In Memory

The tree is an important symbol in nearly every culture. With its branches reaching into the sky and roots deep into the earth, a tree symbolizes life. For families who have lost a loved one, it can be a daily reminder that the person is not forgotten, and that his/her memory lives on. A tree lives through the four seasons and is constantly changing and growing. More and more, as the environment becomes a priority, trees are coming to symbolize health. The Nova Scotia chapter held a commemorative event on October 28 2016, in which a tree was planted, along with a plaque, at the entrance of the Dartmouth Canadian Blood Services building. The past Health Minister, George Moody, and current Health Minister, Leo Glavine, both attended and spoke on behalf of the lives lost to the Tainted Blood Tragedy.

Remembering Henderson Allen

Henderson Allen, the oldest person in Canada with Hemophilia and one of the founding members of the Nova Scotia Hemophilia Society, has earned his wings on February 21st 2023. Henderson, more commonly  known as Allen, has proven that those with Bleeding disorders can live a long and productive life. Endearingly known as our “Energizer Bunny”, he lived as a strong advocate for both himself and others with Bleeding Disorders.

Henderson’s legacy, and contributions to the bleeding disorder community, will be forever cherished and remembered. We hope to continue to honor the hard work, advocacy, and commitment that he has demonstrated by providing ongoing support, education, and a sense of belonging to those living with bleeding disorders in Nova Scotia.

As a tribute to his memory, we are proud to provide an annual academic scholarship to members of the Nova Scotia Hemophilia Society, seeking post secondary education. Visit the home page for details on how to apply for the Henderson Allen Leadership Initiative Memorial Scholarship.

Please click the following link for his formal obituary.

Remembering Janet Conners

Janet Conners was a former Nova Scotia Hemophilia Society Chapter President, who sadly passed away August 20th 2022. Janet and her late husband Randy, who both contracted HIV in the 80’s through tainted blood, were instrumental in the fight to get fair and equitable compensation for those infected, and their families.

Their advocacy efforts were partly responsible for the federal government’s Krever Commission, an inquiry into the Canadian Blood Distribution System that led to collection being removed from the hands of the Red Cross, and the creation of Canadian Blood Services and Héma-Québec.

Please click the following link to the Canadian Hemophilia Society Memoriam webpage, dedicated to remembering Janet.

Unspeakable Series

Unspeakable is an 8 episode television series based on emotionally charged personal accounts from those affected by the “Tainted Blood Scandal”. It draws from Andre Picard’s Gift of Death: Confronting Canada’s Tainted Blood Tragedy, Vic Parsons’ Bad Blood: The Tragedy of the Canadian Tainted Blood Scandal, and The Royal Commission of Inquiry into the Canadian Blood Tragedy, led by Justice Horace Krever.

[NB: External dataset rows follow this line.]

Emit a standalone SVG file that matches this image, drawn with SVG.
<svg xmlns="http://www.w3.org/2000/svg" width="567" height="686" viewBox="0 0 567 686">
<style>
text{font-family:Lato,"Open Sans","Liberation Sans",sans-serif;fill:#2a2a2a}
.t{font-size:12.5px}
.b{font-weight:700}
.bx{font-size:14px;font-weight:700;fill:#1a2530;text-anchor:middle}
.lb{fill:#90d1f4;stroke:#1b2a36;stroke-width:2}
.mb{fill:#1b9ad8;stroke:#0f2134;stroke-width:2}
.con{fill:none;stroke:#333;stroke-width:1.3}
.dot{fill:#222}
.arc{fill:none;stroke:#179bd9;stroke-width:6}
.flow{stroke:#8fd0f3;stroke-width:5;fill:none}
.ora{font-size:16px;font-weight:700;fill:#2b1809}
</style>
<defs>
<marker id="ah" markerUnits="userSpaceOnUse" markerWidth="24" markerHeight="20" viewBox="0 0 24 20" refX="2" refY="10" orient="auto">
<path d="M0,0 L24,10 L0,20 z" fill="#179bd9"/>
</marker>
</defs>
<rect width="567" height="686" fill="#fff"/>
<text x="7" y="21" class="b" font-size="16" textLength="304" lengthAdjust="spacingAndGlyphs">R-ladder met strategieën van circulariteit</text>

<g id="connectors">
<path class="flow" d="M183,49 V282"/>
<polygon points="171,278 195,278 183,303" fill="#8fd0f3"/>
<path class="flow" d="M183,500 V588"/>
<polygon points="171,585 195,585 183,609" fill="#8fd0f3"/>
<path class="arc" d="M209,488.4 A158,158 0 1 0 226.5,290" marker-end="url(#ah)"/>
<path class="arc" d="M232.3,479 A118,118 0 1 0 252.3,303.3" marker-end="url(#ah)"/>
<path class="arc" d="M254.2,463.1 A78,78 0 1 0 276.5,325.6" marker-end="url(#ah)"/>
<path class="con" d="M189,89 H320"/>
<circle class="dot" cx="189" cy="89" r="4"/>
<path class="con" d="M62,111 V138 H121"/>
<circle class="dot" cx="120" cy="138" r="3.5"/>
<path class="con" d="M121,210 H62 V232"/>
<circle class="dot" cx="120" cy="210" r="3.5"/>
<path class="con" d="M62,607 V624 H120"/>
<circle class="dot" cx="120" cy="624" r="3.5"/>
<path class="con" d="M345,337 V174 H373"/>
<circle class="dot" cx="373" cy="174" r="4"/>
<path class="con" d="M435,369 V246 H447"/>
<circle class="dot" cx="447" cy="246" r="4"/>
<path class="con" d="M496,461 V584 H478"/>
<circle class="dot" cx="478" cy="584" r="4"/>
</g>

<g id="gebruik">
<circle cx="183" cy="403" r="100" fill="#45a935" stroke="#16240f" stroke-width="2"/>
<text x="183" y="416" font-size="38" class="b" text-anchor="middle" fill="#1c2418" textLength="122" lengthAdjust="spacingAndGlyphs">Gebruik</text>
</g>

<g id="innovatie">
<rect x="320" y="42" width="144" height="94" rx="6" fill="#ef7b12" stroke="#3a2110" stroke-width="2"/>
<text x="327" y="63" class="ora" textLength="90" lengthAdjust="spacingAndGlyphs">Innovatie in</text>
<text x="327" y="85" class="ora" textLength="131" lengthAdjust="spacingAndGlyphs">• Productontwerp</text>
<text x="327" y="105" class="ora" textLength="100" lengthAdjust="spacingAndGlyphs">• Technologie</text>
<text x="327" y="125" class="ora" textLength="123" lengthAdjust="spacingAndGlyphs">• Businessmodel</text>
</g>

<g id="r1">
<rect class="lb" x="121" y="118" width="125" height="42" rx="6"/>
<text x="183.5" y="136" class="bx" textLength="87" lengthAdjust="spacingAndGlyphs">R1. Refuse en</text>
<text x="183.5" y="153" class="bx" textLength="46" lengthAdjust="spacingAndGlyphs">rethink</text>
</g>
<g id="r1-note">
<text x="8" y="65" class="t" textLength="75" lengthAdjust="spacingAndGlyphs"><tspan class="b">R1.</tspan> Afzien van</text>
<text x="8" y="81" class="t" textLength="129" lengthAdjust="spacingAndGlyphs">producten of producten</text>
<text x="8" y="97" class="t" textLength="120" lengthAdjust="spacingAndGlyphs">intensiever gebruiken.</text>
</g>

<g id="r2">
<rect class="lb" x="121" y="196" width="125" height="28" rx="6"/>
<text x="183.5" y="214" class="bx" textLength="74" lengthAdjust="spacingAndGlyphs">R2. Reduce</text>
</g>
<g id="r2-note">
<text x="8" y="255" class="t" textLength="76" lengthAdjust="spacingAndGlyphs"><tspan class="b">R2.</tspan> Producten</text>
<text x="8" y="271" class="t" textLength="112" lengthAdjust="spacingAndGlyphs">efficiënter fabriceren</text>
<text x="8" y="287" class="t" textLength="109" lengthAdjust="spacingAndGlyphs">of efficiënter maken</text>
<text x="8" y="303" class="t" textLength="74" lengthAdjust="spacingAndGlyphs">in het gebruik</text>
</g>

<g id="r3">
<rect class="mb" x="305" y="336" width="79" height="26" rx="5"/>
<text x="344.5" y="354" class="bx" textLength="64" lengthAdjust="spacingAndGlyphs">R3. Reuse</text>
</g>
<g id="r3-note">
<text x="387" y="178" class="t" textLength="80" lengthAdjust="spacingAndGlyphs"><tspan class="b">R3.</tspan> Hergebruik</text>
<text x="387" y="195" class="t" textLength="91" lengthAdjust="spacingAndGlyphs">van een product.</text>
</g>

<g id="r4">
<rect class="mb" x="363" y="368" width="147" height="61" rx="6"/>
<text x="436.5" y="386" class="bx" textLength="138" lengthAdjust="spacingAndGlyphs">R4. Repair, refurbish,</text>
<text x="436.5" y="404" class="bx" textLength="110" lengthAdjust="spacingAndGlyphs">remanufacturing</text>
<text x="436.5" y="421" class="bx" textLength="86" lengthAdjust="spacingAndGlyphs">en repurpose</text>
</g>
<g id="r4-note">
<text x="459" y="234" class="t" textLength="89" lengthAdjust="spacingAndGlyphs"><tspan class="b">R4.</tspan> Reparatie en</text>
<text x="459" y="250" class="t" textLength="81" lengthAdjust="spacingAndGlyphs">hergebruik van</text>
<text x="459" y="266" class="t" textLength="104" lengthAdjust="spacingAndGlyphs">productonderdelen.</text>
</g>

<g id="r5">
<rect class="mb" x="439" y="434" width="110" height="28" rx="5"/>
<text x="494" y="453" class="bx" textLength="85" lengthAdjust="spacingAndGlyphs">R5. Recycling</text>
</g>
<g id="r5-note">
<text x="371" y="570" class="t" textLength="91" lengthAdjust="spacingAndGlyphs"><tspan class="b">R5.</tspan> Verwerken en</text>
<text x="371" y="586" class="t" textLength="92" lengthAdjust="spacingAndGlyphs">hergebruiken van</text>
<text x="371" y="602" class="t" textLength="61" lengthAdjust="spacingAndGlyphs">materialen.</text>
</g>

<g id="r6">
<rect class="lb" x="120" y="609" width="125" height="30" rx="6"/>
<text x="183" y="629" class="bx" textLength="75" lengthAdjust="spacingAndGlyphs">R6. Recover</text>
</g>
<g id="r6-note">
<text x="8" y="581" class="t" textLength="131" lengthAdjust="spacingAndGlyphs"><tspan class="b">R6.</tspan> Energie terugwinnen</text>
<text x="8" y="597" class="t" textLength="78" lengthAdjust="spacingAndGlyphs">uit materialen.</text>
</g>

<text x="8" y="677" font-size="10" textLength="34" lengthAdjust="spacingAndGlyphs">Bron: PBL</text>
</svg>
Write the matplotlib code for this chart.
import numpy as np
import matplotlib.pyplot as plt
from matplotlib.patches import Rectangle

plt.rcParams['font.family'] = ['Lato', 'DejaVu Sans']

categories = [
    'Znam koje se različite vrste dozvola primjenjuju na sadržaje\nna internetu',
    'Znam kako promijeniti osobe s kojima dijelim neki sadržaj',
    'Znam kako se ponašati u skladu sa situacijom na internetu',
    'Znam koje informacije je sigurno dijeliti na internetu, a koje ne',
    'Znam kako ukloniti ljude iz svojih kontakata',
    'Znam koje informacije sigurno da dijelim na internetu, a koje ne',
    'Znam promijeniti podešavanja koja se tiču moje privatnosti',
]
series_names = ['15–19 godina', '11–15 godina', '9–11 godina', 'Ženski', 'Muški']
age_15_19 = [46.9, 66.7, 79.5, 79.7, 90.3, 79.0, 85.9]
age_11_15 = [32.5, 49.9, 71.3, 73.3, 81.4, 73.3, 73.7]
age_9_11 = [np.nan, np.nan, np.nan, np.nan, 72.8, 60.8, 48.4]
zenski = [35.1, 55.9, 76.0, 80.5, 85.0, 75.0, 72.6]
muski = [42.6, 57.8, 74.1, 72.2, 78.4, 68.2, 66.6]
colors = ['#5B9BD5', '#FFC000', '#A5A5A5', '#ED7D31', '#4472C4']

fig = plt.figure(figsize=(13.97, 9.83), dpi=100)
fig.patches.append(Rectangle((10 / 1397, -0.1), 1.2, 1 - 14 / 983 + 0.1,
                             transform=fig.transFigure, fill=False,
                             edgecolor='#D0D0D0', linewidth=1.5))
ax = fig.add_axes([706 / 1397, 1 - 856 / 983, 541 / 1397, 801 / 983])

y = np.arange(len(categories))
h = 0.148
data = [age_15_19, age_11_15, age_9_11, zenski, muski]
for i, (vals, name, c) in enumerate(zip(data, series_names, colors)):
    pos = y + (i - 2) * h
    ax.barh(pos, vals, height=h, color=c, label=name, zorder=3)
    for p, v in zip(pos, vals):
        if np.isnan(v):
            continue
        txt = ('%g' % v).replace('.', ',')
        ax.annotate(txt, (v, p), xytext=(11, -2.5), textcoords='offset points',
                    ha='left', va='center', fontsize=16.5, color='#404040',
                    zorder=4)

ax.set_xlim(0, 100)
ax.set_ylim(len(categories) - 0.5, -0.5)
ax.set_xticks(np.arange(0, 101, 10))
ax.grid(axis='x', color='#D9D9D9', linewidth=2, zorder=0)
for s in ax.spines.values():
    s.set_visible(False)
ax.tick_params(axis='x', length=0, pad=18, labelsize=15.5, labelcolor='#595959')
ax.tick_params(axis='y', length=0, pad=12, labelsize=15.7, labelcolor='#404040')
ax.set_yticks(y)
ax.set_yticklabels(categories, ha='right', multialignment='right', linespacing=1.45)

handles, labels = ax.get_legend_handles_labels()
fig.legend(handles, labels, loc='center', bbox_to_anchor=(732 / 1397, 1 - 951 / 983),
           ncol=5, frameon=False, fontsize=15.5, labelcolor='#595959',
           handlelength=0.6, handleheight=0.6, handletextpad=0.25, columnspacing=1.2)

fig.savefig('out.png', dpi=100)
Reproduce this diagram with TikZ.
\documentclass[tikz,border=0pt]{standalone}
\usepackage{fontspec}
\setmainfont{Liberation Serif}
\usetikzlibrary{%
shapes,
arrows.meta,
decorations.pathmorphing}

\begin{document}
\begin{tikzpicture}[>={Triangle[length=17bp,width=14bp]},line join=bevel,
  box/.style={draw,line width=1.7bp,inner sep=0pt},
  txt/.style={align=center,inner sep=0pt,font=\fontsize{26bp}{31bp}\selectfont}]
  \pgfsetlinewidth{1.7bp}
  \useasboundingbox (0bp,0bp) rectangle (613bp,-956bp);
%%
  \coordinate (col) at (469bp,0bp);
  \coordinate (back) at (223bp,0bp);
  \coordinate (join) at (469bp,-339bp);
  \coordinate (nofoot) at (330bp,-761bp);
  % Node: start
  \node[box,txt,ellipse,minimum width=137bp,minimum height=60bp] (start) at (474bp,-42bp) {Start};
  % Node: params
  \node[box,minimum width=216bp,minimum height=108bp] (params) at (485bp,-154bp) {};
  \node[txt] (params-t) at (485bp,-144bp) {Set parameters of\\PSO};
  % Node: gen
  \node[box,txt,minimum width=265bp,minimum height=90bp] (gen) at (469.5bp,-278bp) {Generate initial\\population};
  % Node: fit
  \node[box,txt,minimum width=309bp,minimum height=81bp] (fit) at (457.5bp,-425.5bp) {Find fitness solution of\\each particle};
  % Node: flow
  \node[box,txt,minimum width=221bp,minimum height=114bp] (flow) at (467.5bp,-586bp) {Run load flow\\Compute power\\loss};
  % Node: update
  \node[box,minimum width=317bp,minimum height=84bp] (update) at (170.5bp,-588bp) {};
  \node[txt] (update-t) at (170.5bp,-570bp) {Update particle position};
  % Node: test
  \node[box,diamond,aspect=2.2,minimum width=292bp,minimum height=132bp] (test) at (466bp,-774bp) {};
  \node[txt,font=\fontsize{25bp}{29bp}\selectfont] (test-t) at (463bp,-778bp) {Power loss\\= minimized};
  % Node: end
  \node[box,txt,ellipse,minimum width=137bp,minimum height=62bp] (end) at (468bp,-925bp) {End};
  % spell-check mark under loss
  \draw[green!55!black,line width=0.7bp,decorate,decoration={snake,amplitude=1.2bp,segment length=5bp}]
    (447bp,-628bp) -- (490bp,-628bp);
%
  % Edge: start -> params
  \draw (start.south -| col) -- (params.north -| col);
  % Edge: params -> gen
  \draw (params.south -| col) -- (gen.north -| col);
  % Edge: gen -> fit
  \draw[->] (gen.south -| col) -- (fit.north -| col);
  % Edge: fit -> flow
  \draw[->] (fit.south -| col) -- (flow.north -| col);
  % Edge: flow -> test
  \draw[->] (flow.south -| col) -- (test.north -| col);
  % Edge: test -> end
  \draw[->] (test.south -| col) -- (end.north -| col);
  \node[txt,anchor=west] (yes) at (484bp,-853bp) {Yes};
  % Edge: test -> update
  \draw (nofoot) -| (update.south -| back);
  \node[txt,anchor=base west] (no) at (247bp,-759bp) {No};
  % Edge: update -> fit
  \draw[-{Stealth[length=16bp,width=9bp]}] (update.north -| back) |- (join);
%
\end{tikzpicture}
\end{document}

CBC describes the series in the following paragraph:

“In the early 1980’s, AIDS emerged and quickly became an epidemic. Those responsible for public safety failed. Thousands died. A second virus, hepatitis C, infected tens of thousands more. People were kept in the dark, afraid to speak out. Ignorance, arrogance, politics and economics all lead to betrayal, to cover-up, to scandal. Unspeakable is told from the perspective of two families caught in a tragedy that gripped a nation, as well as the doctors, nurses, corporations and bureaucracy responsible. The series follows the decades long saga as people struggled to survive, change the system and battle for compensation for those who desperately needed it.”